__Work instructions__
Below are some records. Quote exactly the lines from the one that contains "Reproduce this diagram with TikZ." through the last, both included, and leave out the pictures.

┄┄┄┄┄┄

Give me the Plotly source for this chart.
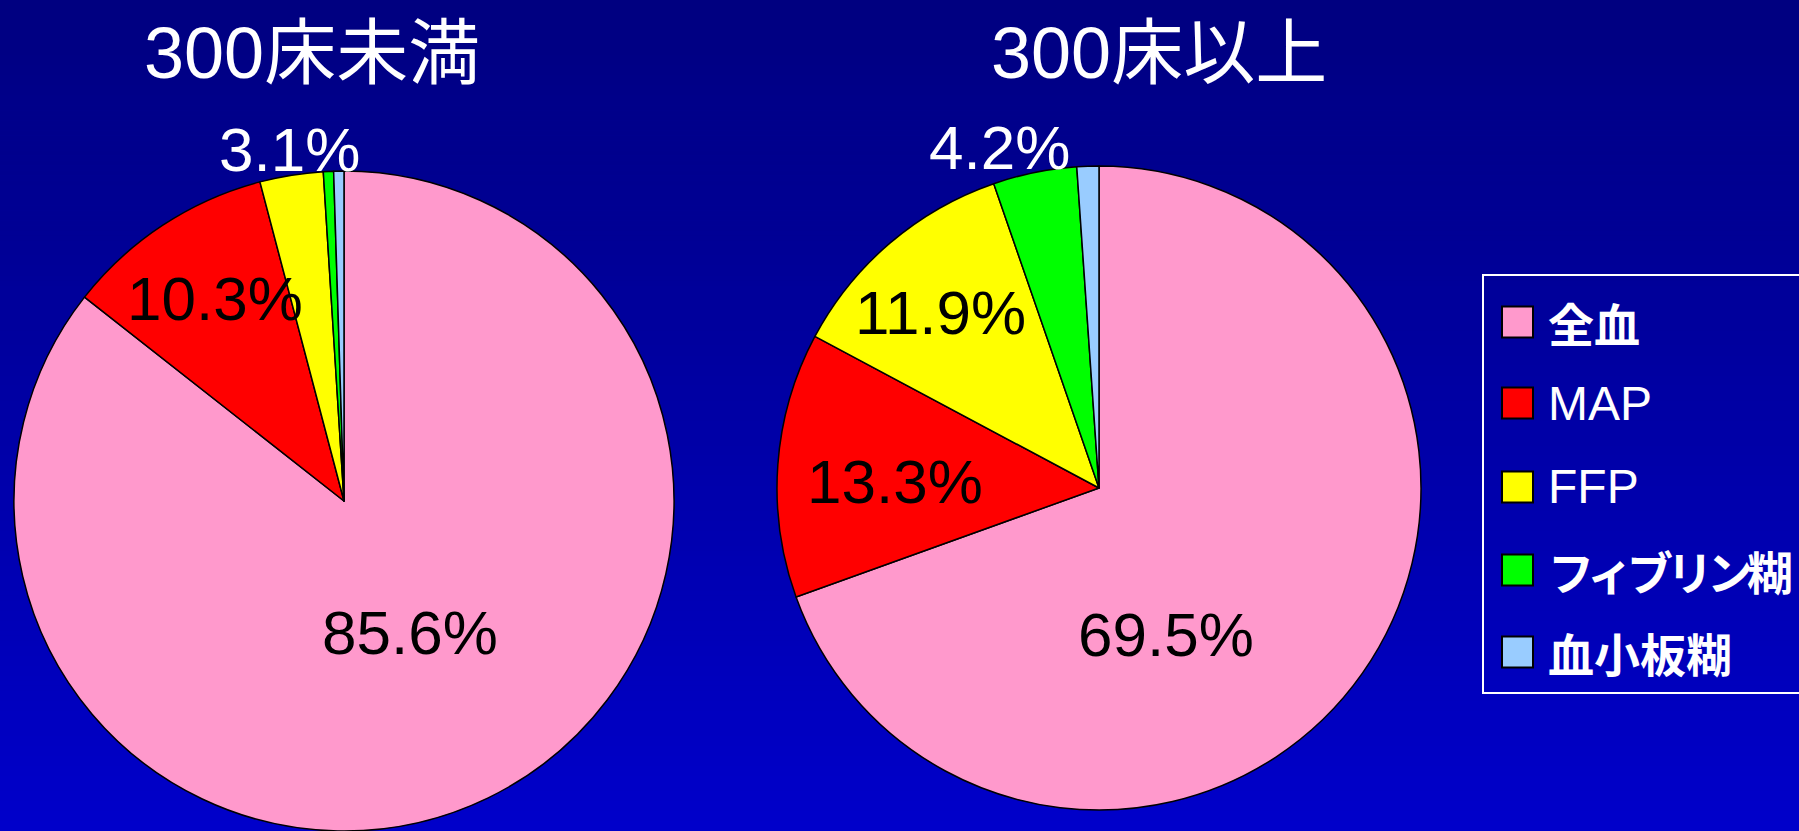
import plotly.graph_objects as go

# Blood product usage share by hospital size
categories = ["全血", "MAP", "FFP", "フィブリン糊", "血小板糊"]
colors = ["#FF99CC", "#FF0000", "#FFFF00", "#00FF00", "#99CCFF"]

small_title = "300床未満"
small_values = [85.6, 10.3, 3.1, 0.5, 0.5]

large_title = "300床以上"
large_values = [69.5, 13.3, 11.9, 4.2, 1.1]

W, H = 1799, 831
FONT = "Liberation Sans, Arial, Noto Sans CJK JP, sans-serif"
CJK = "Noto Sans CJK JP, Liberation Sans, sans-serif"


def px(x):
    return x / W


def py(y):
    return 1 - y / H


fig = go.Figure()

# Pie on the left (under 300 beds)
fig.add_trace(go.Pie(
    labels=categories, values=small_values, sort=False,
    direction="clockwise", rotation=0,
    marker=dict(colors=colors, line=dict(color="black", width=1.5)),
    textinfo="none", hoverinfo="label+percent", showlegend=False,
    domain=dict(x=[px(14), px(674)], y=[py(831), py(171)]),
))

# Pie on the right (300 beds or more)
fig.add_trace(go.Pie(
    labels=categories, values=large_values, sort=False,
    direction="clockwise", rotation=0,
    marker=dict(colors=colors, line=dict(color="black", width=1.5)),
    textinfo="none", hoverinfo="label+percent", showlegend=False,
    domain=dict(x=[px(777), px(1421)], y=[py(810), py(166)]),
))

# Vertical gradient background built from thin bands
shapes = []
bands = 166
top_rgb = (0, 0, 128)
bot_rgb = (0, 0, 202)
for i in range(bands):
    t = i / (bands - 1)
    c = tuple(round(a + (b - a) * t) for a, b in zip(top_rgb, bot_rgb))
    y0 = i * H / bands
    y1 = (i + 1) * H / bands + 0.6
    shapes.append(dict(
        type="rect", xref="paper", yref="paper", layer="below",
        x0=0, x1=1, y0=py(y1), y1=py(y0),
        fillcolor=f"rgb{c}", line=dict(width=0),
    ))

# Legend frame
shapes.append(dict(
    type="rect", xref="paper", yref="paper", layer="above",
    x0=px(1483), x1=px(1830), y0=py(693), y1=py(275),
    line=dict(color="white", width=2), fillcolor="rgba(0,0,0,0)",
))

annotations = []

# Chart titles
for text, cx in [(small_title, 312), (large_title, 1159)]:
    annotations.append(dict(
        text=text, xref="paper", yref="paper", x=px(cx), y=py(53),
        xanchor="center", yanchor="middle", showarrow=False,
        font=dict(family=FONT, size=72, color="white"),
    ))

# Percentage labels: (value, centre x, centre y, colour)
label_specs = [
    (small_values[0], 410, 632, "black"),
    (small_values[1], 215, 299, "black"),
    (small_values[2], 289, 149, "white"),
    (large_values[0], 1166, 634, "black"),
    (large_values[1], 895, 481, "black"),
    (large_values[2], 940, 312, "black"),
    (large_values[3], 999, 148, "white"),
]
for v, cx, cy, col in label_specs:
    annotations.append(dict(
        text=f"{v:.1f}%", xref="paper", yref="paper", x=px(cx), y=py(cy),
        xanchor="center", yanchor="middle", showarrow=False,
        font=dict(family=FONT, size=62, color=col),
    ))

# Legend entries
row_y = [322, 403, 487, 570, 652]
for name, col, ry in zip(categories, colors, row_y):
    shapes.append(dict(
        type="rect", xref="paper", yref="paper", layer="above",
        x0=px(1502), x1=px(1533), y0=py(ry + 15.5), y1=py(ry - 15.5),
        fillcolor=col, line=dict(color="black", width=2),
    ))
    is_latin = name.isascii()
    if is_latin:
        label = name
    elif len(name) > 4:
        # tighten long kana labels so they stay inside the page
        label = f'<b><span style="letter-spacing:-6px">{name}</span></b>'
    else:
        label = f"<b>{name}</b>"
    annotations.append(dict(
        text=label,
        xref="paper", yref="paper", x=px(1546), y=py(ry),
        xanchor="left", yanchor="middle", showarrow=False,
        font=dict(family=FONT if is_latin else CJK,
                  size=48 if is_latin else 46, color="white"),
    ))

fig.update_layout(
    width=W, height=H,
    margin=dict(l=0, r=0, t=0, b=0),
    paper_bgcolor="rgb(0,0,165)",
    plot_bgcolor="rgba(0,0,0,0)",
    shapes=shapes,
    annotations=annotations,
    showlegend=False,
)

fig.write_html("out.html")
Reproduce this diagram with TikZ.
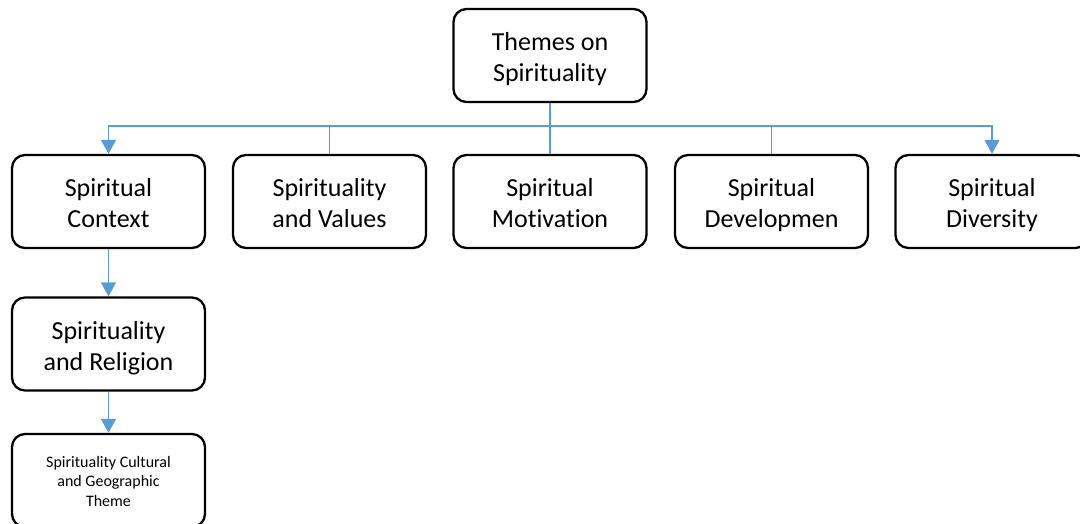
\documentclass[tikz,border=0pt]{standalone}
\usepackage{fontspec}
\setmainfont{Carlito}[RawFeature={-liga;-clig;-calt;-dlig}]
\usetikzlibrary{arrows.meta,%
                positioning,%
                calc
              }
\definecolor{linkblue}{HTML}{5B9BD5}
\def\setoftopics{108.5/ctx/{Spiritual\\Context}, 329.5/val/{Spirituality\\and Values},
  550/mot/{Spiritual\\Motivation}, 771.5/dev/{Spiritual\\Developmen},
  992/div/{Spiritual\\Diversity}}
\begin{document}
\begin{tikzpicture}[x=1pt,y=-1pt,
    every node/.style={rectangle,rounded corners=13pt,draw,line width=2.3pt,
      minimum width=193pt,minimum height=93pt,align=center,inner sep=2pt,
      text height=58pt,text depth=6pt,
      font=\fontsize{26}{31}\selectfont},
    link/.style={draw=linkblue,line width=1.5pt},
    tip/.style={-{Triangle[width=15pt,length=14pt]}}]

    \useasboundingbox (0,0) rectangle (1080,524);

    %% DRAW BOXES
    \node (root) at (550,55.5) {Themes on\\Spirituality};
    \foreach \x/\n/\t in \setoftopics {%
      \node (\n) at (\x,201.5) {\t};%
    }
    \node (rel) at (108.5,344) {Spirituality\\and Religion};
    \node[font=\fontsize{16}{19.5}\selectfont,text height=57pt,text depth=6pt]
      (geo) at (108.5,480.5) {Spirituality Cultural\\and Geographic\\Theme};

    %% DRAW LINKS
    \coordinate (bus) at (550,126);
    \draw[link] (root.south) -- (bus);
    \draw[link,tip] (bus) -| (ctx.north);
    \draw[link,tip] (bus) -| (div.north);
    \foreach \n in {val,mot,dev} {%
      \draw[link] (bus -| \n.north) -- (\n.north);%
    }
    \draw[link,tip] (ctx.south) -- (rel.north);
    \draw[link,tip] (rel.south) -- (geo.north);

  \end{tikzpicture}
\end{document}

┄┄┄┄┄┄

__Solution to this exercise__
Reproduce this diagram with TikZ.
\documentclass[tikz,border=0pt]{standalone}
\usepackage{fontspec}
\setmainfont{Carlito}[RawFeature={-liga;-clig;-calt;-dlig}]
\usetikzlibrary{arrows.meta,%
                positioning,%
                calc
              }
\definecolor{linkblue}{HTML}{5B9BD5}
\def\setoftopics{108.5/ctx/{Spiritual\\Context}, 329.5/val/{Spirituality\\and Values},
  550/mot/{Spiritual\\Motivation}, 771.5/dev/{Spiritual\\Developmen},
  992/div/{Spiritual\\Diversity}}
\begin{document}
\begin{tikzpicture}[x=1pt,y=-1pt,
    every node/.style={rectangle,rounded corners=13pt,draw,line width=2.3pt,
      minimum width=193pt,minimum height=93pt,align=center,inner sep=2pt,
      text height=58pt,text depth=6pt,
      font=\fontsize{26}{31}\selectfont},
    link/.style={draw=linkblue,line width=1.5pt},
    tip/.style={-{Triangle[width=15pt,length=14pt]}}]

    \useasboundingbox (0,0) rectangle (1080,524);

    %% DRAW BOXES
    \node (root) at (550,55.5) {Themes on\\Spirituality};
    \foreach \x/\n/\t in \setoftopics {%
      \node (\n) at (\x,201.5) {\t};%
    }
    \node (rel) at (108.5,344) {Spirituality\\and Religion};
    \node[font=\fontsize{16}{19.5}\selectfont,text height=57pt,text depth=6pt]
      (geo) at (108.5,480.5) {Spirituality Cultural\\and Geographic\\Theme};

    %% DRAW LINKS
    \coordinate (bus) at (550,126);
    \draw[link] (root.south) -- (bus);
    \draw[link,tip] (bus) -| (ctx.north);
    \draw[link,tip] (bus) -| (div.north);
    \foreach \n in {val,mot,dev} {%
      \draw[link] (bus -| \n.north) -- (\n.north);%
    }
    \draw[link,tip] (ctx.south) -- (rel.north);
    \draw[link,tip] (rel.south) -- (geo.north);

  \end{tikzpicture}
\end{document}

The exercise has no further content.